On the economic front, the ECB again announced another significant 75 basis point rate hike at its October meeting with energy prices continuing to be the main driver (up almost 42% for the year), followed by food inflation (up 13%). Germany, Europe’s largest economy inflation rate jumped to an unexpected 11.6% and the inflation rate in France also rose to 7.1%.
Asian markets were mostly negative in October with the Shanghai composite index closing down 4.3% and the Hang Seng down by almost 15%, as the resurgence in Covid infections lead to further lockdowns and economic data continued to disappoint. Chinese manufacturing PMI fell to a disappointing 49.2 in October vs the 50.1 reading in September, whilst non-manufacturing PMI, a measure of business sentiment fell to 48.7 in October vs the 50.6 mark of September. A reading above 50 equates to expansion whilst one below 50 equals contraction.
Xi Jinping further entrenched himself as the leader of China, surrounding himself with loyalists to the Communist Party. This was taken by the broader market as a signal of a more authoritarian approach and leaving investors uneasy as to how much of a priority they are for China’s political leadership.
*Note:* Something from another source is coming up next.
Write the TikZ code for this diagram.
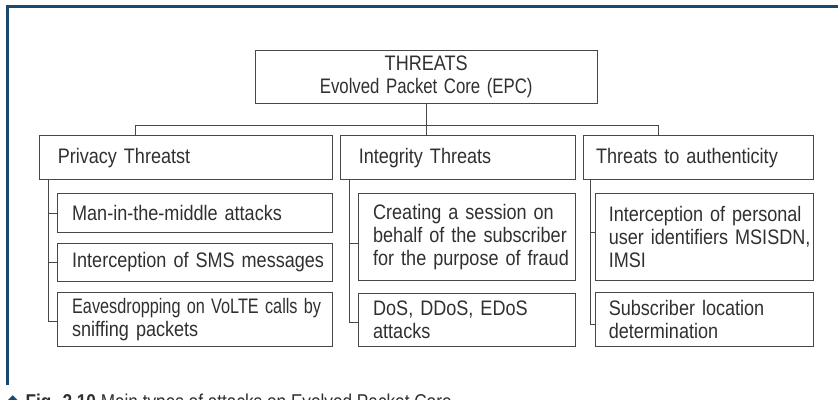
\documentclass[tikz,border=0pt]{standalone}
\usepackage{fontspec}
\setmainfont[FakeStretch=0.86]{Liberation Sans}
\newfontfamily\symfont{DejaVu Sans}
\usetikzlibrary{calc}
\definecolor{frameblue}{HTML}{1B4A6E}
\definecolor{ink}{HTML}{303030}
\definecolor{rule}{HTML}{474747}
\begin{document}
\begin{tikzpicture}[x=1pt,y=-1pt,
  font=\fontsize{21}{23}\selectfont,
  box/.style={draw=rule, line width=0.9pt, text=ink, anchor=north west,
    align=left, inner ysep=0pt},
  link/.style={draw=rule, line width=0.9pt},
  frame/.style={draw=frameblue, line width=2.6pt}]
\useasboundingbox (0,0) rectangle (838,399);

% page frame (top and left rules)
\draw[frame] (7.3,385) -- (7.3,6.4) -- (838,6.4);

% root
\node[box, align=center, text width=342.5pt, inner xsep=0pt, minimum height=53.5pt]
  (epc) at (254.5,49.5) {THREATS\\\scalebox{0.93}[1]{Evolved Packet Core (EPC)}};

% categories
\node[box, text width=256.4pt, inner xsep=18.3pt, minimum height=43.7pt]
  (priv) at (39,135.3) {Privacy Threatst};
\node[box, text width=198.7pt, inner xsep=18.3pt, minimum height=43.7pt]
  (integ) at (340,135.3) {Integrity Threats};
\node[box, text width=205.2pt, inner xsep=12.4pt, minimum height=43.7pt]
  (auth) at (583.3,135.3) {Threats to authenticity};

% privacy threats
\node[box, text width=245.9pt, inner xsep=14.4pt, minimum height=38.4pt]
  (p1) at (57.3,193.3) {\mbox{Man-in-the-middle attacks}};
\node[box, text width=245.9pt, inner xsep=14.4pt, minimum height=38.3pt]
  (p2) at (57.3,242.7) {\mbox{Interception of SMS messages}};
\node[box, text width=245.9pt, inner xsep=14.4pt, minimum height=53.7pt]
  (p3) at (57.3,292.3) {\mbox{\scalebox{0.9}[1]{Eavesdropping on VoLTE calls by}}\\\mbox{sniffing packets}};

% integrity threats
\node[box, text width=188.2pt, inner xsep=14.4pt, minimum height=87pt]
  (i1) at (358.3,193.3) {\mbox{Creating a session on}\\\mbox{behalf of the subscriber}\\\mbox{for the purpose of fraud}};
\node[box, text width=188.2pt, inner xsep=14.4pt, minimum height=53pt]
  (i2) at (358.3,292.5) {\mbox{DoS, DDoS, EDoS}\\\mbox{attacks}};

% authenticity threats
\node[box, text width=191.7pt, inner xsep=13.3pt, minimum height=87pt]
  (a1) at (595,193.3) {\mbox{Interception of personal}\\\mbox{user identifiers MSISDN,}\\\mbox{IMSI}};
\node[box, text width=191.7pt, inner xsep=13.3pt, minimum height=54pt]
  (a2) at (595,291.7) {\mbox{Subscriber location}\\\mbox{determination}};

% root to categories
\coordinate (busL) at (135.7,125);
\coordinate (busR) at (658.7,125);
\draw[link] (epc.south) -- (epc.south |- integ.north);
\draw[link] (busL |- priv.north) -- (busL) -- (busR) -- (busR |- auth.north);

% category trunks
\coordinate (pt) at ([xshift=9.3pt]priv.south west);
\coordinate (it) at ([xshift=9pt]integ.south west);
\coordinate (at) at ([xshift=6.7pt]auth.south west);

\draw[link] (pt) |- ([yshift=-1.5pt]p3.west);
\draw[link] (p1.west) -- (p1.west -| pt);
\draw[link] (p2.west) -- (p2.west -| pt);

\draw[link] (it) |- ([yshift=-2.7pt]i2.west);
\draw[link] ([yshift=-6.5pt]i1.west) -- ([yshift=-6.5pt]i1.west -| it);

\draw[link] (at) |- ([yshift=-5.3pt]a2.west);
\draw[link] ([yshift=5.2pt]a1.west) -- ([yshift=5.2pt]a1.west -| at);

% caption, running on past the lower edge
\node[anchor=base west, inner sep=0pt, font=\fontsize{20}{22}\selectfont, text=ink]
  (cap) at (5,408) {{\symfont\color{frameblue}\char"25C6}\hspace{5pt}\textbf{Fig. 2.10} Main types of attacks on Evolved Packet Core};
\end{tikzpicture}
\end{document}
Japanese markets were buoyed by the announcement of a JPY71.6trn (roughly around $490bn) stimulus package which is hoped to give growth a jump start and ease the effect of rising prices. Japan maintained its policy of negative rates, with the BoJ revising its core inflation projections to 2.9%, vs the previous forecast of 2.3%. The Nikkei gained just over 6% for October.
The South African Market
Our local bourse followed the global trend by staging a good recovery during October with the ALSI up just over 4.6% and the ALSI40 closing up just over 4.6% for the month. We saw general strength across the board with the financial sector being the best performer up by 12.7%, the resources sector up almost 4% and the industrial sector up by 1.6%. The property sector, the second-best performer for the month, was up over 9.4% for the month.
During the past few months, we have seen a spate of corporate activity, with the MTN/Telkom takeover being one of the leading lights. These discussions however came to an end during October, with MTN walking away from the deal. Telkom’s share price sold off over 20% after the announcement. There was also weakness in our tech stocks with Naspers and Prosus pulling back sharply on a weaker Tencent price, largely due to weakness in Chinese tech sector, as the investment community took a cautious view on the outcome of the Chinese Communist Party’s Congress.
The banking sector experienced decent moves higher with FirstRand up 6%, Nedbank up just under 9%, ABSA up 13%, Standard Bank up by 19% and Capitec up over 22%. The resources sectors performance was mixed with BHP down 9%, Thungela pulled lower by 13.4% as the price of export coal dropped by around 24%, Anglo up 1.9%, Impala up just under 11% and Amplats up by 13.4%.
On the economic front, we had the Medium-Term Budget Policy Statement, which appeared to be handled well and with a positive tone by the finance minister Enoch Godongwana. He indicated that there was a plan to absorb the Eskom debt, but that it would only be finalised at the 2023 budget. He further indicated that a portion of the latest revenue windfall would be allocated to increased expenditure. There was, however, a clear and definitive guidance from the National Treasury that any further or new additions to expenditure, of a permanent nature, would have to be either financed by an increased revenue, or a cutting of existing expenditure. Further to this, the headline inflation numbers for September, came in lower for the second month in a row coming in at 7.5% vs the previous 7.6%. Core inflation numbers, which excludes food and energy prices, came in slightly higher at 4.7% vs the previous of 4.4%, an indication of the general price increases across the board.